-- BEGIN --
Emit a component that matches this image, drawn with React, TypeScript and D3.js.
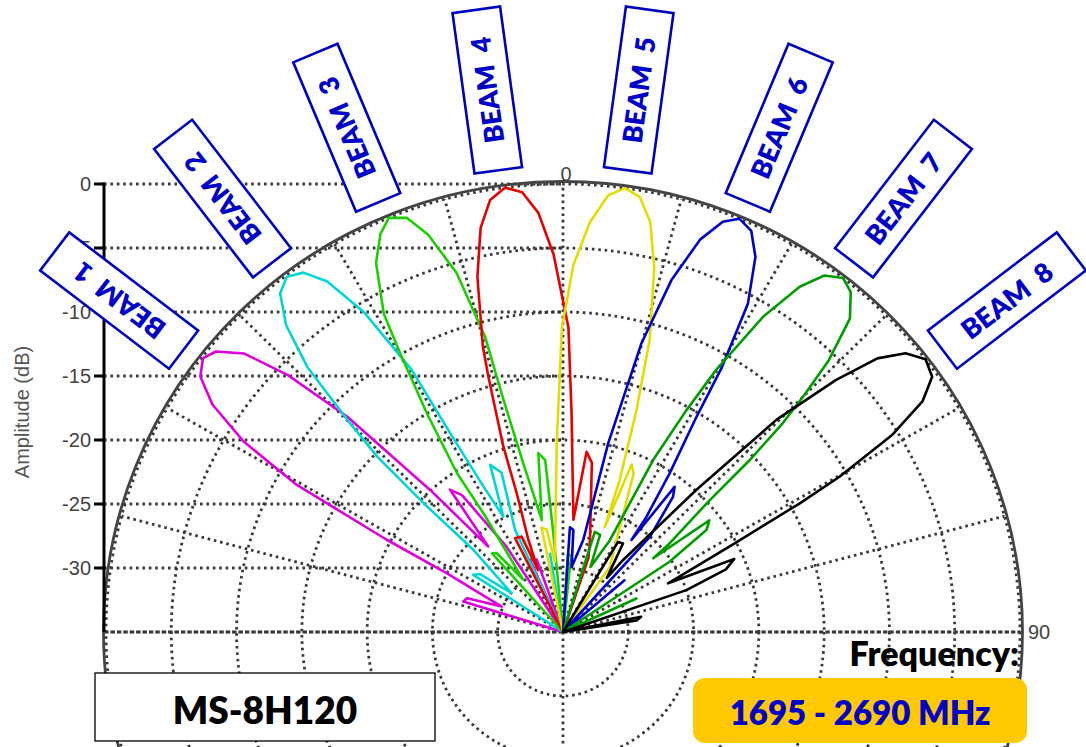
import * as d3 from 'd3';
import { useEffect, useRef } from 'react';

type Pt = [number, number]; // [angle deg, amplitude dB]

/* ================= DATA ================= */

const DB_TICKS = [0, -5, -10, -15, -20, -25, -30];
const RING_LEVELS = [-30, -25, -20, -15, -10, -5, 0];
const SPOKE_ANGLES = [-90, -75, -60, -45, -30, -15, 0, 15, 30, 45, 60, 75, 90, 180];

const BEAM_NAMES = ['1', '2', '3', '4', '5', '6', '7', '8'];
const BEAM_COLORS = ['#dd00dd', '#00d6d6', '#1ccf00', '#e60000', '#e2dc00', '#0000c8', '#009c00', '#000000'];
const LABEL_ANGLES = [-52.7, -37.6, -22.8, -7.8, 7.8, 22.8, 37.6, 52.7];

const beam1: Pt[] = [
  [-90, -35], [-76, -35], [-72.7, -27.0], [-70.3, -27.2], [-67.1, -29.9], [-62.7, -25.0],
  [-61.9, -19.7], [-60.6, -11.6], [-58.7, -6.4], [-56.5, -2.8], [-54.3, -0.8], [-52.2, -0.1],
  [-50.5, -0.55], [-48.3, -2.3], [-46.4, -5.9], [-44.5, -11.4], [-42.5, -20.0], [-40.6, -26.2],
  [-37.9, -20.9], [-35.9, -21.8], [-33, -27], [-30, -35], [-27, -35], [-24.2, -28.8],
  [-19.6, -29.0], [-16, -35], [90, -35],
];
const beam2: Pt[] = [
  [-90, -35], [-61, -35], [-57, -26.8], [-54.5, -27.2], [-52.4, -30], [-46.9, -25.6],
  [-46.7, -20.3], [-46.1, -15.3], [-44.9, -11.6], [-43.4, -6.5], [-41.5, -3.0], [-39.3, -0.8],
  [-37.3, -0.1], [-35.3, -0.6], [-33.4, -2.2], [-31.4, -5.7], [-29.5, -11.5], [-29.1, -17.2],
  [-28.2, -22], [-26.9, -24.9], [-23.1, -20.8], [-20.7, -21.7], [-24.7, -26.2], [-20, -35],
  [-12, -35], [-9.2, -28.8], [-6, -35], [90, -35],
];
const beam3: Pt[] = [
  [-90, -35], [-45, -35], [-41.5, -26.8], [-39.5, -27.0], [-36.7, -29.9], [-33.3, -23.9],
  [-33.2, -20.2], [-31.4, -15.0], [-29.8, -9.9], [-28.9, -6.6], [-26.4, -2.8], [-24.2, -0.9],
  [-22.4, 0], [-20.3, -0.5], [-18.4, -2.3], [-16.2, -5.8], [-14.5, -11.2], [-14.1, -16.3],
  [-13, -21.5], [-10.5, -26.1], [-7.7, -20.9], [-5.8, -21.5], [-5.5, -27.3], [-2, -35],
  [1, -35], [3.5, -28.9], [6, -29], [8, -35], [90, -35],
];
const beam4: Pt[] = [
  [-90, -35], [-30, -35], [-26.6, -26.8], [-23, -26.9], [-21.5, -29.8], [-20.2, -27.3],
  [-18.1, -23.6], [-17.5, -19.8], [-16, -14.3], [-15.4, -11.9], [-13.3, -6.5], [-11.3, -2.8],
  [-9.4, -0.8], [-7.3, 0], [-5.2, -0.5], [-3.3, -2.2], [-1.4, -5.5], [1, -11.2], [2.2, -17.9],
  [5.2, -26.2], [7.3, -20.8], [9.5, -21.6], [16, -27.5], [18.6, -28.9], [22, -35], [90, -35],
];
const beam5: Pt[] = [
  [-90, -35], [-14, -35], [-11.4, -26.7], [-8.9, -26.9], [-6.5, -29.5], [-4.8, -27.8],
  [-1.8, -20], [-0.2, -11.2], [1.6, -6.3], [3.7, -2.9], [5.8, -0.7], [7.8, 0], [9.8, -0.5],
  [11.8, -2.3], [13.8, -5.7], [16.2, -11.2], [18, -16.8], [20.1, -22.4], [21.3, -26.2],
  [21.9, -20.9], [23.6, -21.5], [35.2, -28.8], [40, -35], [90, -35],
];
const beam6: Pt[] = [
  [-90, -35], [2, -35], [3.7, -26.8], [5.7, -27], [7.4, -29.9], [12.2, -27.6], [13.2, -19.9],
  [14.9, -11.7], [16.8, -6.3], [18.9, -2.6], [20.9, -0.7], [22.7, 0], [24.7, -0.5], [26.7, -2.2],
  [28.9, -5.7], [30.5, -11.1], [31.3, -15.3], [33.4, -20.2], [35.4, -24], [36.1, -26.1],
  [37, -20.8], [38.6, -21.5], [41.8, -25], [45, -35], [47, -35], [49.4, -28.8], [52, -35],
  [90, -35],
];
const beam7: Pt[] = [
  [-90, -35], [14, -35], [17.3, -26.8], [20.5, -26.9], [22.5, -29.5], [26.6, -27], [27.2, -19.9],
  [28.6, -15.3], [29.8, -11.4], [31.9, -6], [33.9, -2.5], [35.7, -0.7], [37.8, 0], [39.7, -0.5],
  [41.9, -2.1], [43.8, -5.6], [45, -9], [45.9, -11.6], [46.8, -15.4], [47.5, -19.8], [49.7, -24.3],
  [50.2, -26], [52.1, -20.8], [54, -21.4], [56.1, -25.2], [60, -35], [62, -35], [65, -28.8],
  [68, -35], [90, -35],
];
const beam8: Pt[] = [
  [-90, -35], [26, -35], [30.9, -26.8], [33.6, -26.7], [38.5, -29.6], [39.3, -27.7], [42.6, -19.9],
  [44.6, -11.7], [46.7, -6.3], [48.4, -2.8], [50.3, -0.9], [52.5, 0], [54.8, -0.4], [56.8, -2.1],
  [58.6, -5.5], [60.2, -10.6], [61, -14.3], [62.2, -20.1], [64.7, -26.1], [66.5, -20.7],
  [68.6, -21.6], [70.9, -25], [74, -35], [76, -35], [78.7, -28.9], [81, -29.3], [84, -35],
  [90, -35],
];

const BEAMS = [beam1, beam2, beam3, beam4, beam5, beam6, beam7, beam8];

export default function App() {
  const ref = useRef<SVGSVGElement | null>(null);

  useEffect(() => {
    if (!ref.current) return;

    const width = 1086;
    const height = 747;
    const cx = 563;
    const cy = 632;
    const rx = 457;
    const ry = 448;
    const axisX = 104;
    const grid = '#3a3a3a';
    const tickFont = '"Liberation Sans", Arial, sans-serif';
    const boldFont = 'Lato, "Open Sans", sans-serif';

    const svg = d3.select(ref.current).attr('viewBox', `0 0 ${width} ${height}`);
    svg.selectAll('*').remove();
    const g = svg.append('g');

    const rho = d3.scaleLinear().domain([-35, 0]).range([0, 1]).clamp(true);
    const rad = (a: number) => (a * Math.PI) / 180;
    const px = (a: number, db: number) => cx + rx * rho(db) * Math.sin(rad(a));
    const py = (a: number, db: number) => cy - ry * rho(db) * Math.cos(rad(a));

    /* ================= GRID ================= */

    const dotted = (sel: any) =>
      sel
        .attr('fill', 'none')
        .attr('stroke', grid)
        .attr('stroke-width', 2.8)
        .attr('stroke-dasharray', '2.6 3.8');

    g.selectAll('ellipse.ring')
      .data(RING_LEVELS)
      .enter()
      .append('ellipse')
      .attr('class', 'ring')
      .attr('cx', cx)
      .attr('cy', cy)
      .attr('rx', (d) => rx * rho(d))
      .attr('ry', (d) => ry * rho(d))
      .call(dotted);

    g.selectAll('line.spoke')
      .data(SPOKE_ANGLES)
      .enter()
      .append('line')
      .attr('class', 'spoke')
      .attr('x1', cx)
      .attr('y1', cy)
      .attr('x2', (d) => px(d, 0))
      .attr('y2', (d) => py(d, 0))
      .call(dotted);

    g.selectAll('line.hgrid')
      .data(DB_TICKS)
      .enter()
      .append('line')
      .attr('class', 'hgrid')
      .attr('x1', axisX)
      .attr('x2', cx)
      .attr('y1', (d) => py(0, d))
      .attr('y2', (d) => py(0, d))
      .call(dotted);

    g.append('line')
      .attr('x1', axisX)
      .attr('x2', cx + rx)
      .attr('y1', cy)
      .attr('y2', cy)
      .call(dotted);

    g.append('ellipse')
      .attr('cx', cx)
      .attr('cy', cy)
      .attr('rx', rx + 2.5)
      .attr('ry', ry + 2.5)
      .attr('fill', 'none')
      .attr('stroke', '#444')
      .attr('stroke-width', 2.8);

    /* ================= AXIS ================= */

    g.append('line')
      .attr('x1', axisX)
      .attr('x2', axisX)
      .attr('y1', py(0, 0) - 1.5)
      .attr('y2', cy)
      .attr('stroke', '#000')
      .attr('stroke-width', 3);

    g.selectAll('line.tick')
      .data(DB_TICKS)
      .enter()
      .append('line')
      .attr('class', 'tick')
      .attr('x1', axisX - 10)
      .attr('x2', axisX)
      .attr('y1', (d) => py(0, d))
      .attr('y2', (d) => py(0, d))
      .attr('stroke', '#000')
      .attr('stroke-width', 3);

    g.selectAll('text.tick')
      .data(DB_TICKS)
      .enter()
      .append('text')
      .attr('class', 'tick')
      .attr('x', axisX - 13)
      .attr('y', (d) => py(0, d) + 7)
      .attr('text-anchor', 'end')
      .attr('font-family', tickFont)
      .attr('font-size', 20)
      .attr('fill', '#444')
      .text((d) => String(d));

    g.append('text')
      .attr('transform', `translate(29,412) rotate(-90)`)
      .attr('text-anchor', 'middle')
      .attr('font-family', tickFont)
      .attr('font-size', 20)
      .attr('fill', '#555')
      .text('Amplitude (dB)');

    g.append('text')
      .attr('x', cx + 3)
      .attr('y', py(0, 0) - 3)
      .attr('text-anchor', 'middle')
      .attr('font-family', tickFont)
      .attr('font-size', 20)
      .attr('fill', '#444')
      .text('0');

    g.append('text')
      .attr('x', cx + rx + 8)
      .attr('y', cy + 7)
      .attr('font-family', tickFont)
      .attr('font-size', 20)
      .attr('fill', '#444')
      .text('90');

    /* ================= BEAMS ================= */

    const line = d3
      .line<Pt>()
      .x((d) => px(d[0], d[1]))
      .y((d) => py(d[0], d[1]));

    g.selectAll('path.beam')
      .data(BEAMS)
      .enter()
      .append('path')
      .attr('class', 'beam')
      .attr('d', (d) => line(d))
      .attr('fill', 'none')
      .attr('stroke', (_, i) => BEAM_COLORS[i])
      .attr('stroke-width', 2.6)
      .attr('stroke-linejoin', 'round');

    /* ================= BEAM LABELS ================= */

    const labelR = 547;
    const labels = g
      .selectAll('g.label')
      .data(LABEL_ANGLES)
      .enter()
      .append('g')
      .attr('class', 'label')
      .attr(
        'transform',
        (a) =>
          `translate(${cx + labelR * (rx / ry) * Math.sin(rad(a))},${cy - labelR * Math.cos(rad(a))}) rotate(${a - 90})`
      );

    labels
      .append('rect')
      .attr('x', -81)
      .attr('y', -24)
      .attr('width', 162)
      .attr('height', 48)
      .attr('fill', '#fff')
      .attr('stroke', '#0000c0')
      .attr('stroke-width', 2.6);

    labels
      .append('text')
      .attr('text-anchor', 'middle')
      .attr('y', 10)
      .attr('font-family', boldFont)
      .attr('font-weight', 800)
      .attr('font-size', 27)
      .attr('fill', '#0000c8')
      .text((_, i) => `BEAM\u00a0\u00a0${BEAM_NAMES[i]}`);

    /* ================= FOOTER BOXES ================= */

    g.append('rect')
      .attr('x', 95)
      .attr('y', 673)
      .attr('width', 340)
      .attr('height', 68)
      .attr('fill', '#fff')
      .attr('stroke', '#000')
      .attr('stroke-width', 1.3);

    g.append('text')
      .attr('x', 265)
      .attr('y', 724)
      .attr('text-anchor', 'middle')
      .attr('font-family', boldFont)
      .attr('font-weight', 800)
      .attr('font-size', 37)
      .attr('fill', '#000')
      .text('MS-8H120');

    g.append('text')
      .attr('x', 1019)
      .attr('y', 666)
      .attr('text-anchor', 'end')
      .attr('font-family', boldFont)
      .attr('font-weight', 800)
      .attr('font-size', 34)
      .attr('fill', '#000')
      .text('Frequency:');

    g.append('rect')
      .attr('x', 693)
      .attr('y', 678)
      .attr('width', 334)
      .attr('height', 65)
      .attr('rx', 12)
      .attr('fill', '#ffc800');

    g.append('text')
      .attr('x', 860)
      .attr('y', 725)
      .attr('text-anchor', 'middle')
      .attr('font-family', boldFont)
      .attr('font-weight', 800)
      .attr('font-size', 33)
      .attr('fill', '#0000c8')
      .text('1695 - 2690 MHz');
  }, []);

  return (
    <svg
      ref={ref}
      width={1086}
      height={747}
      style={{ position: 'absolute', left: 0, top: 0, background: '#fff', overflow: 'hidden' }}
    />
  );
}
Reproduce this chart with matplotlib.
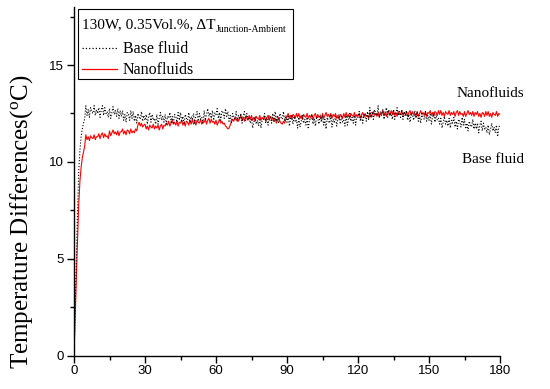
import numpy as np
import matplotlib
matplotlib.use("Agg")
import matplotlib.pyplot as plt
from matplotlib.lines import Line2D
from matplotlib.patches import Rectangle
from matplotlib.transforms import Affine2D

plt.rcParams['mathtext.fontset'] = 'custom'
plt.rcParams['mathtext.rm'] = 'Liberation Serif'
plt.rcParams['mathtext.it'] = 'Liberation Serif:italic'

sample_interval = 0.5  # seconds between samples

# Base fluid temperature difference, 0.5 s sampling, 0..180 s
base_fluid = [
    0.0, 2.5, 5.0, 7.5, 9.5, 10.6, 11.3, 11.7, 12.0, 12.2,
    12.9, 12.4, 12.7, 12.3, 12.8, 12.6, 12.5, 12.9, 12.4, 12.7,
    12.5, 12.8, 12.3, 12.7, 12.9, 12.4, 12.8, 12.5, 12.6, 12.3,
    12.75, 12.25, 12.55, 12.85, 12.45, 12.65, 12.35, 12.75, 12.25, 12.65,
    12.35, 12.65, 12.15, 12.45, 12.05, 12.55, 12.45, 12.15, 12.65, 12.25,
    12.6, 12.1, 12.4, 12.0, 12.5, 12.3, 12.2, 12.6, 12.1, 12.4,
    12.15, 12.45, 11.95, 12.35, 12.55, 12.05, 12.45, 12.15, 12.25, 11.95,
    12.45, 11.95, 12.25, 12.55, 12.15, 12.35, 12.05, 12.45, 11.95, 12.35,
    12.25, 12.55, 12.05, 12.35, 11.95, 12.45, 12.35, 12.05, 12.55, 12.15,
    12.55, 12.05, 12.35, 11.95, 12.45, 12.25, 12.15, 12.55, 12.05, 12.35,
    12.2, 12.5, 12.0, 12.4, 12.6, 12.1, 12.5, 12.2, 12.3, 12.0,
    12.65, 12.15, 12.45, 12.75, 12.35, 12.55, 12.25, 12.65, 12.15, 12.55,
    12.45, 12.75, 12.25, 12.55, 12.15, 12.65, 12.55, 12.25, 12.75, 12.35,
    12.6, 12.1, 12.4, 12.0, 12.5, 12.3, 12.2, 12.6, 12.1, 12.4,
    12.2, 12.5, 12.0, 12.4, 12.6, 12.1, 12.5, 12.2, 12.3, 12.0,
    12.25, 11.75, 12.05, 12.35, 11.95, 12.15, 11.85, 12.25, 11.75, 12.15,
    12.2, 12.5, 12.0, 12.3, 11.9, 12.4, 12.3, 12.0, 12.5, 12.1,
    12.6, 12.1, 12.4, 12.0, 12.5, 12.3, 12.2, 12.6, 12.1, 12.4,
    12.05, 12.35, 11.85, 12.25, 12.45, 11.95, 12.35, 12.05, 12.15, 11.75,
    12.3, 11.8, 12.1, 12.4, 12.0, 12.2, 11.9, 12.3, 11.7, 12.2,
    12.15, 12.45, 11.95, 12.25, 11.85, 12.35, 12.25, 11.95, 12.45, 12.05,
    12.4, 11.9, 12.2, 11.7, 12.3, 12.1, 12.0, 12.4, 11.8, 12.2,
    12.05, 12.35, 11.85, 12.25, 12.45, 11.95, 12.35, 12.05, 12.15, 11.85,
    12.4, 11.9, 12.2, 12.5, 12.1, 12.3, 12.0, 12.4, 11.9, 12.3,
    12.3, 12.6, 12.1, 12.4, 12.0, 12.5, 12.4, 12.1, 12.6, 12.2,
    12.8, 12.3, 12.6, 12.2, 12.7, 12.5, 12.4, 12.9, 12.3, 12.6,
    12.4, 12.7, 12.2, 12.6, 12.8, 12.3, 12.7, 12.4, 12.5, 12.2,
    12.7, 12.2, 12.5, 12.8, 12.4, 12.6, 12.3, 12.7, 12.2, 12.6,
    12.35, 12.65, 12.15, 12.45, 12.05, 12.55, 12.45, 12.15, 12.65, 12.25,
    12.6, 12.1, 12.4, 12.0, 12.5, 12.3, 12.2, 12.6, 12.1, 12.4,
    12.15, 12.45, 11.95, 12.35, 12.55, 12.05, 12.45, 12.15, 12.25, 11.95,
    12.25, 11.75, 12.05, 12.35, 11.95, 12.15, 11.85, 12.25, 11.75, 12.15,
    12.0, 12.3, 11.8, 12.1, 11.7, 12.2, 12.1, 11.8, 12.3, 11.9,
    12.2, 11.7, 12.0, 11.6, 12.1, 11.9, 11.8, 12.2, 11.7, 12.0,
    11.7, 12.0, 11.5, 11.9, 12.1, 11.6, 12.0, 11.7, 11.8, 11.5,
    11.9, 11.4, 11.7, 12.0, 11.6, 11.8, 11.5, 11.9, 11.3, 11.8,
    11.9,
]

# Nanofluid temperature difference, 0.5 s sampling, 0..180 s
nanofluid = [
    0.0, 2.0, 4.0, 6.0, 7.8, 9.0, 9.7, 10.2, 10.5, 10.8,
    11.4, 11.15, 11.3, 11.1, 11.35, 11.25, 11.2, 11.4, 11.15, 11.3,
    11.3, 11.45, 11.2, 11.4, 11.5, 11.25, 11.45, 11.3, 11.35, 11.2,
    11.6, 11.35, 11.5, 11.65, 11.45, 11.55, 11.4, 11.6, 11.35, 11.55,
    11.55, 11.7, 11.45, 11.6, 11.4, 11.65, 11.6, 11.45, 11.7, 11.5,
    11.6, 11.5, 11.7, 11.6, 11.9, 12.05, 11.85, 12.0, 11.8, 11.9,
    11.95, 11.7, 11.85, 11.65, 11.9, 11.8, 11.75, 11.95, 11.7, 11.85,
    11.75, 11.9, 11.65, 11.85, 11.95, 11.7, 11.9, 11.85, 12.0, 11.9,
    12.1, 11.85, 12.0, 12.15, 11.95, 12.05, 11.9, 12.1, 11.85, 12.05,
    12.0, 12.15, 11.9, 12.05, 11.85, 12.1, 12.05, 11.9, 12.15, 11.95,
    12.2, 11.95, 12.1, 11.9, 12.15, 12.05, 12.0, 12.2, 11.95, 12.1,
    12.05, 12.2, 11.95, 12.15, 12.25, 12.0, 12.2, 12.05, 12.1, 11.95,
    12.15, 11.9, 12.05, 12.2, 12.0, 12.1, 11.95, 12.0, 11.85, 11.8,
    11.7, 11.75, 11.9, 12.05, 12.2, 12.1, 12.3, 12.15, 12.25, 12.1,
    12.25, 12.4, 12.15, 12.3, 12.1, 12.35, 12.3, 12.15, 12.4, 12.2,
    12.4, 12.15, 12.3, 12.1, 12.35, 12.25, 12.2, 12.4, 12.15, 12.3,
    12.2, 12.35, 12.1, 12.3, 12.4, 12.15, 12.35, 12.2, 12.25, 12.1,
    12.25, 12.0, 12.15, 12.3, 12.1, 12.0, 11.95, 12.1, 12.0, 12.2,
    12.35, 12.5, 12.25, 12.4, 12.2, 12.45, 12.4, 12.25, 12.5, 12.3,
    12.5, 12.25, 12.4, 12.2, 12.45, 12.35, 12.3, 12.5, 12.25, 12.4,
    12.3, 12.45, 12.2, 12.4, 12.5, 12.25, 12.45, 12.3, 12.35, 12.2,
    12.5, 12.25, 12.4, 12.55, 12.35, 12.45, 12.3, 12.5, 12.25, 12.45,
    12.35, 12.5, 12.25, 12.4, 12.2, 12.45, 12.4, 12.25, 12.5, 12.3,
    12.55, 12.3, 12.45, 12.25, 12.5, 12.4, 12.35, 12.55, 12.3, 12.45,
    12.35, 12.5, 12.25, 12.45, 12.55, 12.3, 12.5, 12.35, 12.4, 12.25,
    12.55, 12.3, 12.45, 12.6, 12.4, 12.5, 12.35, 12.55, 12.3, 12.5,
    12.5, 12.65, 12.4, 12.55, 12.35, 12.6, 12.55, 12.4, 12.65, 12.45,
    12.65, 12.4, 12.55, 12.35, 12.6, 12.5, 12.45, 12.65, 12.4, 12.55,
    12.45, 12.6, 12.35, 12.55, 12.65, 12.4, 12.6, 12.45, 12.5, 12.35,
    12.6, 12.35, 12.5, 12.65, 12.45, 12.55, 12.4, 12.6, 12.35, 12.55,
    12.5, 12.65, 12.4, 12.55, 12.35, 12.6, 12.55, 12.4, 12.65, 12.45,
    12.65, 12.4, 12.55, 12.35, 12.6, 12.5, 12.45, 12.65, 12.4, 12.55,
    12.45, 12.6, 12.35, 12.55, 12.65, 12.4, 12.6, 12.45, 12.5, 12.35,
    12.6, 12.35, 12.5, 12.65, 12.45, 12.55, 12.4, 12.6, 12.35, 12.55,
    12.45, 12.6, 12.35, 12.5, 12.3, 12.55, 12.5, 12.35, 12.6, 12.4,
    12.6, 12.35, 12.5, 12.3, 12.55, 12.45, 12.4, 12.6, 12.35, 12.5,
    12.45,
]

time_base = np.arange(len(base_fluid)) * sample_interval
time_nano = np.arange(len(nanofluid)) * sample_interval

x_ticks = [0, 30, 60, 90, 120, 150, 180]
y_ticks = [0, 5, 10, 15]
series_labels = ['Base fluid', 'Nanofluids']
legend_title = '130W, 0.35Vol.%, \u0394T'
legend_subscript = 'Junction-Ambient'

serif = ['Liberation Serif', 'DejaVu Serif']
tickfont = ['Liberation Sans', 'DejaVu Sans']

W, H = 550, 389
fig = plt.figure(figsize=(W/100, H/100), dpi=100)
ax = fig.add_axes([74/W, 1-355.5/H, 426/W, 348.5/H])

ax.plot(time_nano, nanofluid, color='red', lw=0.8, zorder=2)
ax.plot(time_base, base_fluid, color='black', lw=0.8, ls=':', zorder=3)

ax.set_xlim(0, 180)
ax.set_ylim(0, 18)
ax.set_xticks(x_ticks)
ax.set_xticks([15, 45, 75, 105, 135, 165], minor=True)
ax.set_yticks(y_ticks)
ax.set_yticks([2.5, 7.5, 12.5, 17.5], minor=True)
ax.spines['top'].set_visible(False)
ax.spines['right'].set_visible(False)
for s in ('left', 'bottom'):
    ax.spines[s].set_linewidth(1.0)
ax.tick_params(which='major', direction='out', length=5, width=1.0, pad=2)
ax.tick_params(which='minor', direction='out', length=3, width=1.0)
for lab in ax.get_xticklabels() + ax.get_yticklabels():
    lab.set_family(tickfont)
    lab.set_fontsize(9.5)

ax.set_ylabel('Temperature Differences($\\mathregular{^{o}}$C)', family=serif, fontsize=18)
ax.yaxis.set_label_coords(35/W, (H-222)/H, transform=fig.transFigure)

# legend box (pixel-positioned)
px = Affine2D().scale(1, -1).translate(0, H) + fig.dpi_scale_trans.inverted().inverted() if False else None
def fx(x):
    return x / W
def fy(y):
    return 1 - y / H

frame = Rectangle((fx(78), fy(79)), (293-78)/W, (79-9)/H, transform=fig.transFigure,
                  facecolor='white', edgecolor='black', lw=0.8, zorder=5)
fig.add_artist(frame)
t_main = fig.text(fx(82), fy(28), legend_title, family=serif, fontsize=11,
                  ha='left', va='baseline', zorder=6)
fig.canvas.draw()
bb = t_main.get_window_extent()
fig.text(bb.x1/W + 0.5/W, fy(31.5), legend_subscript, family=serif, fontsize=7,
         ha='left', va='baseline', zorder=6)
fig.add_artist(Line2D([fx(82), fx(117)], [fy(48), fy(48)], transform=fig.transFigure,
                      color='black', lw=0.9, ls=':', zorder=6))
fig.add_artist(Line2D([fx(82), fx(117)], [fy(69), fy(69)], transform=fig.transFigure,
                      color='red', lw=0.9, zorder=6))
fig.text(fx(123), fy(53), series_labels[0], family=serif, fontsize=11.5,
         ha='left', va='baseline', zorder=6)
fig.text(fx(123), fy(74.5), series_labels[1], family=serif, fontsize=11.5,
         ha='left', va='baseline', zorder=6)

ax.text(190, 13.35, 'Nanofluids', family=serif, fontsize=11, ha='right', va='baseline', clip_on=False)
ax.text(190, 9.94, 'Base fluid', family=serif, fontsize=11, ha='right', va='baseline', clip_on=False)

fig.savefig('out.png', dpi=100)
-- END --
▶ _Exercise directions_:
Write out the lines from the start of the material to the line with "type Pt = [number, number];", inclusive and exactly. Skip the pictures.

▶ _Finished task_:
Emit a component that matches this image, drawn with React, TypeScript and D3.js.
import * as d3 from 'd3';
import { useEffect, useRef } from 'react';

type Pt = [number, number]; // [angle deg, amplitude dB]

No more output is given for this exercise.